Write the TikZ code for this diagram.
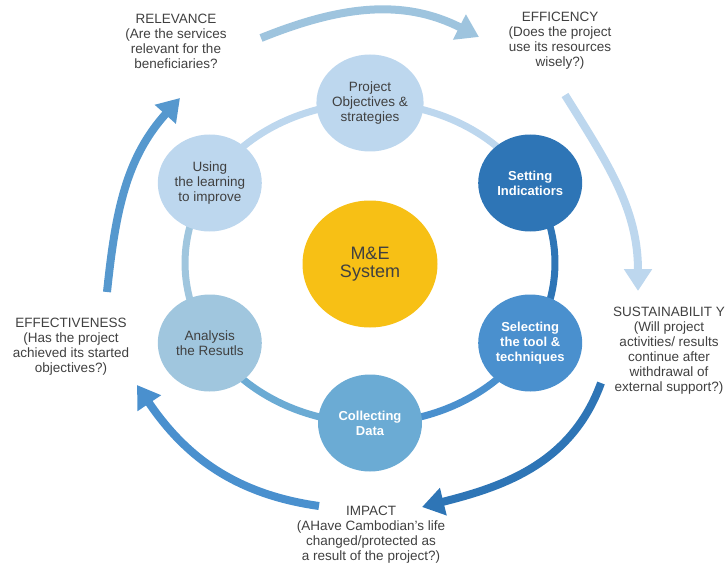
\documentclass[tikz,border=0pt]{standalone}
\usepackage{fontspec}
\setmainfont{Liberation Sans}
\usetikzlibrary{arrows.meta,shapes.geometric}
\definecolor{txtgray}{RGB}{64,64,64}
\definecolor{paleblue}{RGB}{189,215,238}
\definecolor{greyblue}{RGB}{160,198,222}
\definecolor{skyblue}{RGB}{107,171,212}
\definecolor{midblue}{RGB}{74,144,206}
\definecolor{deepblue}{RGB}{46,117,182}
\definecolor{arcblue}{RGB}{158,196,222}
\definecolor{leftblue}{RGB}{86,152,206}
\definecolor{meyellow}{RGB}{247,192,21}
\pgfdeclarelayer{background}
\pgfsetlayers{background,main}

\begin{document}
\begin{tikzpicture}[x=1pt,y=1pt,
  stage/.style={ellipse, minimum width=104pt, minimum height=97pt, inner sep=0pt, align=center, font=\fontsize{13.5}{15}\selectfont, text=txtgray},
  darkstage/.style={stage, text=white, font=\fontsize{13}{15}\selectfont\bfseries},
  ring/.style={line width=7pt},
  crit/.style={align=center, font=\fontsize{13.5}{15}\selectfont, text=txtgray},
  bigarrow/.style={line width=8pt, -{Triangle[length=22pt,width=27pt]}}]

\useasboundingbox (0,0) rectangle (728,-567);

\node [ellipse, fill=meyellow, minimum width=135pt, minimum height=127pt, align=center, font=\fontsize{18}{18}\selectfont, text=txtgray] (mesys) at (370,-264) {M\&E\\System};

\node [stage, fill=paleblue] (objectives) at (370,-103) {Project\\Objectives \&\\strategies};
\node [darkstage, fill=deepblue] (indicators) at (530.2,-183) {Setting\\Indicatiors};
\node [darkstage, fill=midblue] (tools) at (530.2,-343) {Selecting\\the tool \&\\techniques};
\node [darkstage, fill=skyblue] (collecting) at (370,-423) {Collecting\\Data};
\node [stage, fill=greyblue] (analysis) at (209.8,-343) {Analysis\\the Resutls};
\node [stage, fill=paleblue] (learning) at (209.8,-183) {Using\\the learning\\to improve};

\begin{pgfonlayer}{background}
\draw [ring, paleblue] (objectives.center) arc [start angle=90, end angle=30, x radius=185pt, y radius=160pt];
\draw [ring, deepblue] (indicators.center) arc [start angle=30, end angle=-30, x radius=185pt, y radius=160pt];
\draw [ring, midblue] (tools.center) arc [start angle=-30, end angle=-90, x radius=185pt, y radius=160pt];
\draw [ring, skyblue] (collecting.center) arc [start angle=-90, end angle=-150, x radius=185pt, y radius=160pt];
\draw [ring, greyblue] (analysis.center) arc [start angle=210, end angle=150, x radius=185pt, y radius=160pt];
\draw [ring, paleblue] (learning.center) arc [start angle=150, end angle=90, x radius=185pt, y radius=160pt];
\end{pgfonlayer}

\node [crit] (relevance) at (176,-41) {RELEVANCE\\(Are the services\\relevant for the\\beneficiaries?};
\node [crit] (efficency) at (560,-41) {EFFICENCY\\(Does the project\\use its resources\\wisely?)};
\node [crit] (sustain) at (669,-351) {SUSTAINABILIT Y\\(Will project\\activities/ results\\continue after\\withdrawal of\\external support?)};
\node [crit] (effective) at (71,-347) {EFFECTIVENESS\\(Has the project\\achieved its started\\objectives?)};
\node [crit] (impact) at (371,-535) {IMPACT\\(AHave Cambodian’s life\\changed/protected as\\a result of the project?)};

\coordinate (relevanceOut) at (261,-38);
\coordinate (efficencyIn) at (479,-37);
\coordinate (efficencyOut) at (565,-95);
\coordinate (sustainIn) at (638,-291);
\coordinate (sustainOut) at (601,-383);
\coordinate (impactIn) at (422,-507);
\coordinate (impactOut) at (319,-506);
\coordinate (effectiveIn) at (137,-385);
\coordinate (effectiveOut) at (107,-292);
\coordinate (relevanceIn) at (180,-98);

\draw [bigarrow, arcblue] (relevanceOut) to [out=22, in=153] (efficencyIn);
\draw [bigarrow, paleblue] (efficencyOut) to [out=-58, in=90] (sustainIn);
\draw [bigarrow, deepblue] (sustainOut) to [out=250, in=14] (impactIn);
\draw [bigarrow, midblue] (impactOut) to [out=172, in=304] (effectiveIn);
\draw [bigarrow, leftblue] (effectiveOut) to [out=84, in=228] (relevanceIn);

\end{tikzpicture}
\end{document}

┄┄┄┄┄┄┄┄┄┄┄┄┄┄┄┄┄┄┄┄

The request: Set down the material above as is, without any pictures.

Correct output:
Write the TikZ code for this diagram.
\documentclass[tikz,border=0pt]{standalone}
\usepackage{fontspec}
\setmainfont{Liberation Sans}
\usetikzlibrary{arrows.meta,shapes.geometric}
\definecolor{txtgray}{RGB}{64,64,64}
\definecolor{paleblue}{RGB}{189,215,238}
\definecolor{greyblue}{RGB}{160,198,222}
\definecolor{skyblue}{RGB}{107,171,212}
\definecolor{midblue}{RGB}{74,144,206}
\definecolor{deepblue}{RGB}{46,117,182}
\definecolor{arcblue}{RGB}{158,196,222}
\definecolor{leftblue}{RGB}{86,152,206}
\definecolor{meyellow}{RGB}{247,192,21}
\pgfdeclarelayer{background}
\pgfsetlayers{background,main}

\begin{document}
\begin{tikzpicture}[x=1pt,y=1pt,
  stage/.style={ellipse, minimum width=104pt, minimum height=97pt, inner sep=0pt, align=center, font=\fontsize{13.5}{15}\selectfont, text=txtgray},
  darkstage/.style={stage, text=white, font=\fontsize{13}{15}\selectfont\bfseries},
  ring/.style={line width=7pt},
  crit/.style={align=center, font=\fontsize{13.5}{15}\selectfont, text=txtgray},
  bigarrow/.style={line width=8pt, -{Triangle[length=22pt,width=27pt]}}]

\useasboundingbox (0,0) rectangle (728,-567);

\node [ellipse, fill=meyellow, minimum width=135pt, minimum height=127pt, align=center, font=\fontsize{18}{18}\selectfont, text=txtgray] (mesys) at (370,-264) {M\&E\\System};

\node [stage, fill=paleblue] (objectives) at (370,-103) {Project\\Objectives \&\\strategies};
\node [darkstage, fill=deepblue] (indicators) at (530.2,-183) {Setting\\Indicatiors};
\node [darkstage, fill=midblue] (tools) at (530.2,-343) {Selecting\\the tool \&\\techniques};
\node [darkstage, fill=skyblue] (collecting) at (370,-423) {Collecting\\Data};
\node [stage, fill=greyblue] (analysis) at (209.8,-343) {Analysis\\the Resutls};
\node [stage, fill=paleblue] (learning) at (209.8,-183) {Using\\the learning\\to improve};

\begin{pgfonlayer}{background}
\draw [ring, paleblue] (objectives.center) arc [start angle=90, end angle=30, x radius=185pt, y radius=160pt];
\draw [ring, deepblue] (indicators.center) arc [start angle=30, end angle=-30, x radius=185pt, y radius=160pt];
\draw [ring, midblue] (tools.center) arc [start angle=-30, end angle=-90, x radius=185pt, y radius=160pt];
\draw [ring, skyblue] (collecting.center) arc [start angle=-90, end angle=-150, x radius=185pt, y radius=160pt];
\draw [ring, greyblue] (analysis.center) arc [start angle=210, end angle=150, x radius=185pt, y radius=160pt];
\draw [ring, paleblue] (learning.center) arc [start angle=150, end angle=90, x radius=185pt, y radius=160pt];
\end{pgfonlayer}

\node [crit] (relevance) at (176,-41) {RELEVANCE\\(Are the services\\relevant for the\\beneficiaries?};
\node [crit] (efficency) at (560,-41) {EFFICENCY\\(Does the project\\use its resources\\wisely?)};
\node [crit] (sustain) at (669,-351) {SUSTAINABILIT Y\\(Will project\\activities/ results\\continue after\\withdrawal of\\external support?)};
\node [crit] (effective) at (71,-347) {EFFECTIVENESS\\(Has the project\\achieved its started\\objectives?)};
\node [crit] (impact) at (371,-535) {IMPACT\\(AHave Cambodian’s life\\changed/protected as\\a result of the project?)};

\coordinate (relevanceOut) at (261,-38);
\coordinate (efficencyIn) at (479,-37);
\coordinate (efficencyOut) at (565,-95);
\coordinate (sustainIn) at (638,-291);
\coordinate (sustainOut) at (601,-383);
\coordinate (impactIn) at (422,-507);
\coordinate (impactOut) at (319,-506);
\coordinate (effectiveIn) at (137,-385);
\coordinate (effectiveOut) at (107,-292);
\coordinate (relevanceIn) at (180,-98);

\draw [bigarrow, arcblue] (relevanceOut) to [out=22, in=153] (efficencyIn);
\draw [bigarrow, paleblue] (efficencyOut) to [out=-58, in=90] (sustainIn);
\draw [bigarrow, deepblue] (sustainOut) to [out=250, in=14] (impactIn);
\draw [bigarrow, midblue] (impactOut) to [out=172, in=304] (effectiveIn);
\draw [bigarrow, leftblue] (effectiveOut) to [out=84, in=228] (relevanceIn);

\end{tikzpicture}
\end{document}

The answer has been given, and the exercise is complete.